Roberto Braga also told her that if she reported the threat, she would have to leave the country, police said. Delapaz Santos reported the incident to police Dec. 7 and told them that he had assaulted her several times before, authorities said.

Roberto Braga, 51, could not be reached for comment. His attorney, Jeffrey B. Henry, who also represented him in 2003 when he was charged with assaulting his wife, said his client told him that Cynthia Braga, then 32, returned to Brazil in 2003.

Henry said the new case boils down to a dogged detective's efforts to implicate his client in the disappearance despite lacking the evidence. "He doesn't give up," Henry said about Homrock. "He's trying to do whatever he can to put pressure on Roberto to admit to the crime."

Henry said Homrock approached his client within the past couple of weeks, seeking primarily to talk to him about the missing woman.

According to police and court documents, Roberto Braga has a lengthy criminal history, including charges of threatening a former wife, from jail, in August 2003, about three years after they had divorced.

Cynthia Braga called police April 1, 2003. Speaking through a friend who translated from Portuguese, she told detectives that her husband had pushed her around the bedroom, shoving her against a dresser and bruising her foot, according to a charging document. She said that she tried to call police but that her husband wouldn't let her near the phone.

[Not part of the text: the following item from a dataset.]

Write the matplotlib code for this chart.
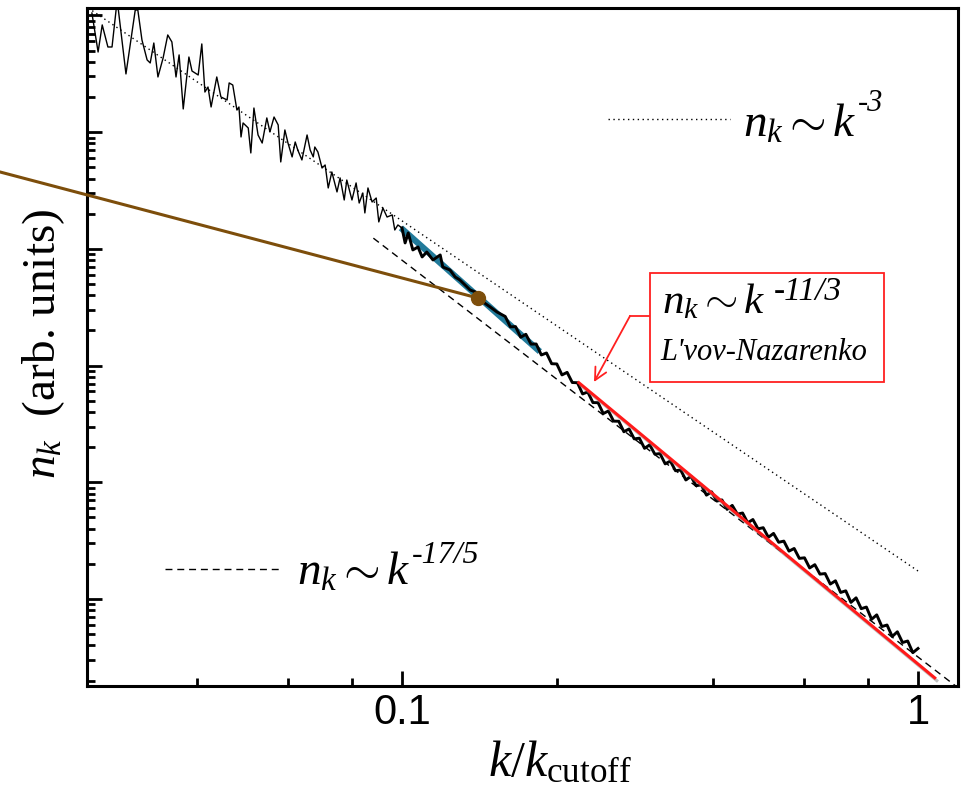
import numpy as np
import matplotlib
matplotlib.use('Agg')
import matplotlib.pyplot as plt
from matplotlib import font_manager
from matplotlib.lines import Line2D
from matplotlib.patches import Rectangle, FancyArrowPatch
from matplotlib.ticker import FixedLocator, FixedFormatter, LogLocator, NullFormatter
import matplotlib.patheffects as pe

plt.rcParams['font.family'] = ['Liberation Serif', 'DejaVu Serif']
plt.rcParams['mathtext.fontset'] = 'custom'
plt.rcParams['mathtext.rm'] = 'Liberation Serif'
plt.rcParams['mathtext.it'] = 'Liberation Serif:italic'
plt.rcParams['mathtext.bf'] = 'Liberation Serif:bold'

names = {f.name for f in font_manager.fontManager.ttflist}
tick_font = 'Liberation Sans Narrow' if 'Liberation Sans Narrow' in names else 'Liberation Sans'

# spectrum n_k (log10 values)
# low-k part, individual wiggles
logk_low = [-1.601, -1.589, -1.581, -1.570, -1.562, -1.552, -1.535, -1.517, -1.512, -1.504,
            -1.494, -1.488, -1.481, -1.473, -1.463, -1.454, -1.446, -1.438, -1.432, -1.424,
            -1.413, -1.407, -1.395, -1.388, -1.382, -1.376, -1.370, -1.359, -1.351, -1.339,
            -1.335, -1.328, -1.320, -1.316, -1.312, -1.308, -1.298, -1.293, -1.287, -1.279,
            -1.271, -1.262, -1.256, -1.248, -1.240, -1.235, -1.227, -1.221, -1.213, -1.207,
            -1.202, -1.194, -1.184, -1.178, -1.172, -1.169, -1.163, -1.155, -1.149, -1.143,
            -1.136, -1.126, -1.120, -1.112, -1.107, -1.097, -1.089, -1.083, -1.076, -1.072,
            -1.066, -1.058, -1.050, -1.045, -1.037, -1.029, -1.019, -1.014, -1.008, -1.000,
            -0.994, -0.988, -0.979, -0.969, -0.961, -0.952, -0.940, -0.926, -0.921, -0.907,
            -0.897, -0.888, -0.874, -0.868, -0.853, -0.843, -0.829, -0.816]
logn_low = [5.021, 4.687, 4.919, 4.730, 4.730, 5.133, 4.499, 5.047, 5.047, 4.790,
            4.619, 4.593, 4.764, 4.473, 4.636, 4.833, 4.773, 4.473, 4.662, 4.199,
            4.644, 4.524, 4.490, 4.756, 4.344, 4.387, 4.216, 4.473, 4.302, 4.276,
            4.422, 4.404, 4.190, 4.216, 3.959, 4.079, 4.036, 3.822, 4.207, 3.976,
            3.907, 4.122, 4.002, 4.130, 4.062, 3.745, 4.019, 3.907, 3.788, 3.916,
            3.847, 3.762, 3.976, 3.847, 3.788, 3.873, 3.830, 3.693, 3.719, 3.522,
            3.659, 3.488, 3.608, 3.419, 3.590, 3.419, 3.565, 3.393, 3.479, 3.308,
            3.522, 3.402, 3.436, 3.231, 3.350, 3.273, 3.291, 3.162, 3.205, 3.179,
            3.051, 3.136, 2.991, 3.016, 2.931, 2.973, 2.905, 2.948, 2.845, 2.819,
            2.759, 2.734, 2.674, 2.648, 2.622, 2.545, 2.502, 2.459]

# high-k part, dense noisy band
logk_high = [-0.80, -0.79, -0.78, -0.77, -0.76, -0.75, -0.74, -0.73, -0.72, -0.71,
             -0.70, -0.69, -0.68, -0.67, -0.66, -0.65, -0.64, -0.63, -0.62, -0.61,
             -0.60, -0.59, -0.58, -0.57, -0.56, -0.55, -0.54, -0.53, -0.52, -0.51,
             -0.50, -0.49, -0.48, -0.47, -0.46, -0.45, -0.44, -0.43, -0.42, -0.41,
             -0.40, -0.39, -0.38, -0.37, -0.36, -0.35, -0.34, -0.33, -0.32, -0.31,
             -0.30, -0.29, -0.28, -0.27, -0.26, -0.25, -0.24, -0.23, -0.22, -0.21,
             -0.20, -0.19, -0.18, -0.17, -0.16, -0.15, -0.14, -0.13, -0.12, -0.11,
             -0.10, -0.09, -0.08, -0.07, -0.06, -0.05, -0.04, -0.03, -0.02, -0.01, 0.00]
logn_high = [2.421, 2.332, 2.334, 2.243, 2.268, 2.184, 2.185, 2.091, 2.108, 2.016,
             2.014, 1.920, 1.942, 1.855, 1.853, 1.757, 1.774, 1.683, 1.682, 1.589,
             1.611, 1.524, 1.523, 1.433, 1.457, 1.372, 1.378, 1.291, 1.321, 1.241,
             1.246, 1.158, 1.182, 1.099, 1.105, 1.020, 1.051, 0.971, 0.978, 0.890,
             0.918, 0.839, 0.849, 0.768, 0.802, 0.727, 0.737, 0.653, 0.681, 0.601,
             0.611, 0.529, 0.562, 0.486, 0.496, 0.410, 0.433, 0.348, 0.353, 0.266,
             0.294, 0.213, 0.218, 0.128, 0.156, 0.056, 0.070, -0.029, 0.010, -0.083,
             -0.069, -0.174, -0.136, -0.236, -0.223, -0.321, -0.281, -0.373, -0.360, -0.460,
             -0.424]

k_data = 10 ** np.array(logk_low + logk_high)
n_data = 10 ** np.array(logn_low + logn_high)

# fitted window (teal) and marked point (brown)
teal_k = [0.0995, 0.185]
teal_n = [10 ** 3.18, 10 ** 2.12]
brown_k = [0.01663, 0.1403]
brown_n = [10 ** 3.659, 10 ** 2.579]

# power laws: exponent, prefactor at k=1, k range
dot_exp, dot_amp, dot_k = -3.0, 10 ** 0.240, [0.0251, 1.0]
dash_exp, dash_amp, dash_k = -17 / 5, 10 ** -0.497, [0.088, 1.25]
red_exp, red_amp, red_k = -11 / 3, 10 ** -0.557, [0.219, 1.083]

fig = plt.figure(figsize=(9.61, 7.98), dpi=100)
ax = fig.add_axes([87 / 961, 1 - 686 / 798, 871 / 961, 678 / 798])


def fx(px):
    return px / 961


def fy(py):
    return 1 - py / 798


ax.plot(teal_k, teal_n, color='#217a9a', lw=4.5, solid_capstyle='butt', zorder=2)
sparse = k_data <= 0.1
ax.plot(k_data[sparse], n_data[sparse], color='black', lw=1.0, zorder=3)
dense = k_data >= 0.099
ax.plot(k_data[dense], n_data[dense], color='black', lw=2.1, zorder=3)

ax.plot(dot_k, dot_amp * np.array(dot_k) ** dot_exp, color='black', lw=1.0,
        linestyle=(0, (1, 2.5)), zorder=4)
ax.plot(dash_k, dash_amp * np.array(dash_k) ** dash_exp, color='black', lw=1.0,
        linestyle=(0, (5, 3.5)), zorder=4)
ax.plot(red_k, red_amp * np.array(red_k) ** red_exp, color='#ff1a1a', lw=2.2,
        solid_capstyle='butt', zorder=5,
        path_effects=[pe.SimpleLineShadow(offset=(1.5, -2), shadow_color='gray', alpha=0.5),
                      pe.Normal()])

ax.plot(brown_k, brown_n, color='#7d4e0b', lw=2.2, clip_on=False, zorder=6)
ax.plot(brown_k[1], brown_n[1], 'o', color='#7d4e0b', ms=10, zorder=7)

ax.set_xscale('log')
ax.set_yscale('log')
ax.set_xlim(10 ** -1.6105, 10 ** 0.0775)
ax.set_ylim(10 ** -0.7455, 10 ** 5.064)

ax.xaxis.set_major_locator(FixedLocator([0.1, 1]))
ax.xaxis.set_major_formatter(FixedFormatter(['0.1', '1']))
ax.xaxis.set_minor_locator(FixedLocator([0.04, 0.06, 0.08, 0.2, 0.4, 0.6, 0.8]))
ax.xaxis.set_minor_formatter(NullFormatter())
ax.yaxis.set_major_locator(LogLocator(base=10, numticks=20))
ax.yaxis.set_minor_locator(LogLocator(base=10, subs=np.arange(2, 10), numticks=20))
ax.yaxis.set_major_formatter(NullFormatter())
ax.yaxis.set_minor_formatter(NullFormatter())

ax.tick_params(which='both', direction='in', top=False, right=False, width=2)
ax.tick_params(which='major', length=11)
ax.tick_params(which='minor', length=6)
ax.tick_params(axis='x', which='major', pad=5, labelsize=30)
for lab in ax.get_xticklabels():
    lab.set_family(tick_font)
for sp in ax.spines.values():
    sp.set_linewidth(2.2)

# axis labels
fig.text(fx(44), fy(344), r'$n_k$  (arb. units)', rotation=90, ha='center', va='center',
         fontsize=34)
fig.text(fx(560), fy(764), r'$k/k_{\mathrm{cutoff}}$', ha='center', va='center', fontsize=36)

renderer = fig.canvas.get_renderer()


def power_text(x, y, exponent, size, exp_size, gap, rise, zorder=9):
    # "n_k ~ k" in math, italic exponent as its own text right after it (rise in px)
    base = fig.text(fx(x), fy(y), r'$n_k \sim k$', fontsize=size, va='baseline',
                    zorder=zorder)
    bb = base.get_window_extent(renderer)
    fig.text((bb.x1 + gap) / 961, fy(y - rise), exponent, fontsize=exp_size,
             style='italic', va='baseline', zorder=zorder)


# legend entries
fig.add_artist(Line2D([fx(608), fx(730)], [fy(119), fy(119)], color='black', lw=1.0,
                      linestyle=(0, (1, 2.5))))
power_text(743, 137, '-3', 34, 22, 1, 26)
fig.add_artist(Line2D([fx(165), fx(283)], [fy(569), fy(569)], color='black', lw=1.0,
                      linestyle=(0, (5, 3.5))))
power_text(297, 585, '-17/5', 34, 23, 1, 22)

# boxed annotation
fig.add_artist(Rectangle((fx(650), fy(382)), fx(884) - fx(650), fy(273) - fy(382),
                         transform=fig.transFigure, facecolor='white', edgecolor='#ff2020',
                         lw=1.3, zorder=8))
power_text(662, 313, '-11/3', 31, 24, 8, 13)
fig.text(fx(660), fy(360), "L'vov-Nazarenko", fontsize=22, style='italic', va='baseline',
         zorder=9)
fig.add_artist(Line2D([fx(650), fx(630)], [fy(316), fy(316)], color='#ff2020', lw=1.3))
fig.add_artist(FancyArrowPatch((fx(630), fy(316)), (fx(594), fy(382)),
                               transform=fig.transFigure, arrowstyle='->',
                               mutation_scale=22, color='#ff2020', lw=1.3,
                               shrinkA=0, shrinkB=0))

fig.savefig('out.png', dpi=100)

That day, Cynthia Braga applied for a restraining order against her husband. In the application, she checked off boxes for kicking, punching, slapping, rape or other sexual offense, shoving and threats of violence. Two days later, she went to court with her husband and told a judge that she wanted to withdraw the petition, according to the judge's notes on the disposition sheet on file.

In August 2003, Roberto Braga was arrested and charged with second-degree assault in the April 1 incident, police said.

While in jail, Braga allegedly left threatening phone messages for Maria Feitoza, his ex-wife, according to an application for a restraining order she filed on Aug. 13, 2003.

Police charged Braga with harassment and using the phone to make a threat. But those charges, and the assault charges involving Cynthia Braga, were dropped.

Braga was arrested in last fall's alleged assault March 10. He was released on his own recognizance.